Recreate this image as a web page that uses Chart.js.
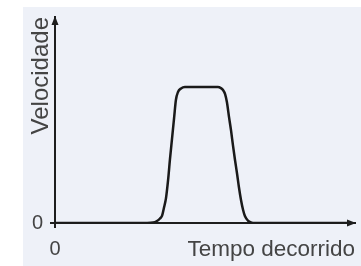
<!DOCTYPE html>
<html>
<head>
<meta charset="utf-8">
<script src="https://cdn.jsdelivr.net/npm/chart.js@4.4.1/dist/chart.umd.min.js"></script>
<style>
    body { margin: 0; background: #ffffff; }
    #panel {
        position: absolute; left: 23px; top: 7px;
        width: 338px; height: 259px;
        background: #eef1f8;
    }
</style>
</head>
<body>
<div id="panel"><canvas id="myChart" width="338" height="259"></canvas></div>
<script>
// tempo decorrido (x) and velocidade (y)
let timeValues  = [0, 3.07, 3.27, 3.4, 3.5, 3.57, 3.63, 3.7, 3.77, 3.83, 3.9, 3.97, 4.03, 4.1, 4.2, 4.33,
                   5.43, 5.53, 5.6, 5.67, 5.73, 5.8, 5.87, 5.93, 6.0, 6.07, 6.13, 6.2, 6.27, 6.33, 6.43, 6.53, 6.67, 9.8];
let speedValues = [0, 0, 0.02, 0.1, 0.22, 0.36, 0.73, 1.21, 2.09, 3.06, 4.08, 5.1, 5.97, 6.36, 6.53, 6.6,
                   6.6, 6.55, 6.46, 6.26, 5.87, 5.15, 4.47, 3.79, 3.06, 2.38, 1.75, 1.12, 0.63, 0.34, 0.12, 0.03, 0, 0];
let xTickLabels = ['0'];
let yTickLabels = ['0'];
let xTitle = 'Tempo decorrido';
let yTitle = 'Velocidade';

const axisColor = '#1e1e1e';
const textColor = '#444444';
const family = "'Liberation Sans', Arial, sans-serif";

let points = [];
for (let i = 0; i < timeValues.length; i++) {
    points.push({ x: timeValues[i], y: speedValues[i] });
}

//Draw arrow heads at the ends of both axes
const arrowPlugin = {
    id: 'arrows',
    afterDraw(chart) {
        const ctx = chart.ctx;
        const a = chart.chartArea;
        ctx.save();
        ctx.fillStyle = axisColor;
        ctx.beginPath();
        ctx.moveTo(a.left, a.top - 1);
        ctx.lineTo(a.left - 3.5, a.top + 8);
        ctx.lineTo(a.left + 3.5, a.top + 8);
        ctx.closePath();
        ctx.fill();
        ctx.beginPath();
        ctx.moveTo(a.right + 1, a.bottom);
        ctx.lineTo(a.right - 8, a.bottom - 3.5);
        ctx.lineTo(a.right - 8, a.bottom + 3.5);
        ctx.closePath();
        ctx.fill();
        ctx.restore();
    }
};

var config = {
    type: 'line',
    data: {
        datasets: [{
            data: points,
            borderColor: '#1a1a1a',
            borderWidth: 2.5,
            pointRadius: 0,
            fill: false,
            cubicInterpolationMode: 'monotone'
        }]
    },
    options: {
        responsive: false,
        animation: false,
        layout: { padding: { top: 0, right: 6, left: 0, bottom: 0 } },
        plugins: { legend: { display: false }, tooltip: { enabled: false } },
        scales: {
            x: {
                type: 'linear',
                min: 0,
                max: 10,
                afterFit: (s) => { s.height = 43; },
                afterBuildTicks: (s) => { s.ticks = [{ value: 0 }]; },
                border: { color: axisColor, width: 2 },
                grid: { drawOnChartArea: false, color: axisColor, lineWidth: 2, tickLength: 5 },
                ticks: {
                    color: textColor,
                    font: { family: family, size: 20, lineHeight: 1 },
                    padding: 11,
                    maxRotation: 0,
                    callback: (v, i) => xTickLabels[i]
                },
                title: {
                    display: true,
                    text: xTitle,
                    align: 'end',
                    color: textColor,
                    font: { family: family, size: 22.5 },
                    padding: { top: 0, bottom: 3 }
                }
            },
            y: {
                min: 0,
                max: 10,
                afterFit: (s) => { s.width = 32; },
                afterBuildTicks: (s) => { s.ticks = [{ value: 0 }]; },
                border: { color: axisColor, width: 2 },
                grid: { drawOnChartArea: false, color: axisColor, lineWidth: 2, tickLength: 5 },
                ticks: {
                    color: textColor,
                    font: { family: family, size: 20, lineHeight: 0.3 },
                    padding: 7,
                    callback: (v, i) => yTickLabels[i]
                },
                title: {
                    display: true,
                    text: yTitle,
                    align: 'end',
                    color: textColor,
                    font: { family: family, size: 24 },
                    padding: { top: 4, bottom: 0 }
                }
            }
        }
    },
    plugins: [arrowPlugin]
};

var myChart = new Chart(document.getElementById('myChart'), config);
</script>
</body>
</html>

▸ Exercise task
Set the data above down again exactly as given, with no pictures.

▸ Output for this task
Recreate this image as a web page that uses Chart.js.
<!DOCTYPE html>
<html>
<head>
<meta charset="utf-8">
<script src="https://cdn.jsdelivr.net/npm/chart.js@4.4.1/dist/chart.umd.min.js"></script>
<style>
    body { margin: 0; background: #ffffff; }
    #panel {
        position: absolute; left: 23px; top: 7px;
        width: 338px; height: 259px;
        background: #eef1f8;
    }
</style>
</head>
<body>
<div id="panel"><canvas id="myChart" width="338" height="259"></canvas></div>
<script>
// tempo decorrido (x) and velocidade (y)
let timeValues  = [0, 3.07, 3.27, 3.4, 3.5, 3.57, 3.63, 3.7, 3.77, 3.83, 3.9, 3.97, 4.03, 4.1, 4.2, 4.33,
                   5.43, 5.53, 5.6, 5.67, 5.73, 5.8, 5.87, 5.93, 6.0, 6.07, 6.13, 6.2, 6.27, 6.33, 6.43, 6.53, 6.67, 9.8];
let speedValues = [0, 0, 0.02, 0.1, 0.22, 0.36, 0.73, 1.21, 2.09, 3.06, 4.08, 5.1, 5.97, 6.36, 6.53, 6.6,
                   6.6, 6.55, 6.46, 6.26, 5.87, 5.15, 4.47, 3.79, 3.06, 2.38, 1.75, 1.12, 0.63, 0.34, 0.12, 0.03, 0, 0];
let xTickLabels = ['0'];
let yTickLabels = ['0'];
let xTitle = 'Tempo decorrido';
let yTitle = 'Velocidade';

const axisColor = '#1e1e1e';
const textColor = '#444444';
const family = "'Liberation Sans', Arial, sans-serif";

let points = [];
for (let i = 0; i < timeValues.length; i++) {
    points.push({ x: timeValues[i], y: speedValues[i] });
}

//Draw arrow heads at the ends of both axes
const arrowPlugin = {
    id: 'arrows',
    afterDraw(chart) {
        const ctx = chart.ctx;
        const a = chart.chartArea;
        ctx.save();
        ctx.fillStyle = axisColor;
        ctx.beginPath();
        ctx.moveTo(a.left, a.top - 1);
        ctx.lineTo(a.left - 3.5, a.top + 8);
        ctx.lineTo(a.left + 3.5, a.top + 8);
        ctx.closePath();
        ctx.fill();
        ctx.beginPath();
        ctx.moveTo(a.right + 1, a.bottom);
        ctx.lineTo(a.right - 8, a.bottom - 3.5);
        ctx.lineTo(a.right - 8, a.bottom + 3.5);
        ctx.closePath();
        ctx.fill();
        ctx.restore();
    }
};

var config = {
    type: 'line',
    data: {
        datasets: [{
            data: points,
            borderColor: '#1a1a1a',
            borderWidth: 2.5,
            pointRadius: 0,
            fill: false,
            cubicInterpolationMode: 'monotone'
        }]
    },
    options: {
        responsive: false,
        animation: false,
        layout: { padding: { top: 0, right: 6, left: 0, bottom: 0 } },
        plugins: { legend: { display: false }, tooltip: { enabled: false } },
        scales: {
            x: {
                type: 'linear',
                min: 0,
                max: 10,
                afterFit: (s) => { s.height = 43; },
                afterBuildTicks: (s) => { s.ticks = [{ value: 0 }]; },
                border: { color: axisColor, width: 2 },
                grid: { drawOnChartArea: false, color: axisColor, lineWidth: 2, tickLength: 5 },
                ticks: {
                    color: textColor,
                    font: { family: family, size: 20, lineHeight: 1 },
                    padding: 11,
                    maxRotation: 0,
                    callback: (v, i) => xTickLabels[i]
                },
                title: {
                    display: true,
                    text: xTitle,
                    align: 'end',
                    color: textColor,
                    font: { family: family, size: 22.5 },
                    padding: { top: 0, bottom: 3 }
                }
            },
            y: {
                min: 0,
                max: 10,
                afterFit: (s) => { s.width = 32; },
                afterBuildTicks: (s) => { s.ticks = [{ value: 0 }]; },
                border: { color: axisColor, width: 2 },
                grid: { drawOnChartArea: false, color: axisColor, lineWidth: 2, tickLength: 5 },
                ticks: {
                    color: textColor,
                    font: { family: family, size: 20, lineHeight: 0.3 },
                    padding: 7,
                    callback: (v, i) => yTickLabels[i]
                },
                title: {
                    display: true,
                    text: yTitle,
                    align: 'end',
                    color: textColor,
                    font: { family: family, size: 24 },
                    padding: { top: 4, bottom: 0 }
                }
            }
        }
    },
    plugins: [arrowPlugin]
};

var myChart = new Chart(document.getElementById('myChart'), config);
</script>
</body>
</html>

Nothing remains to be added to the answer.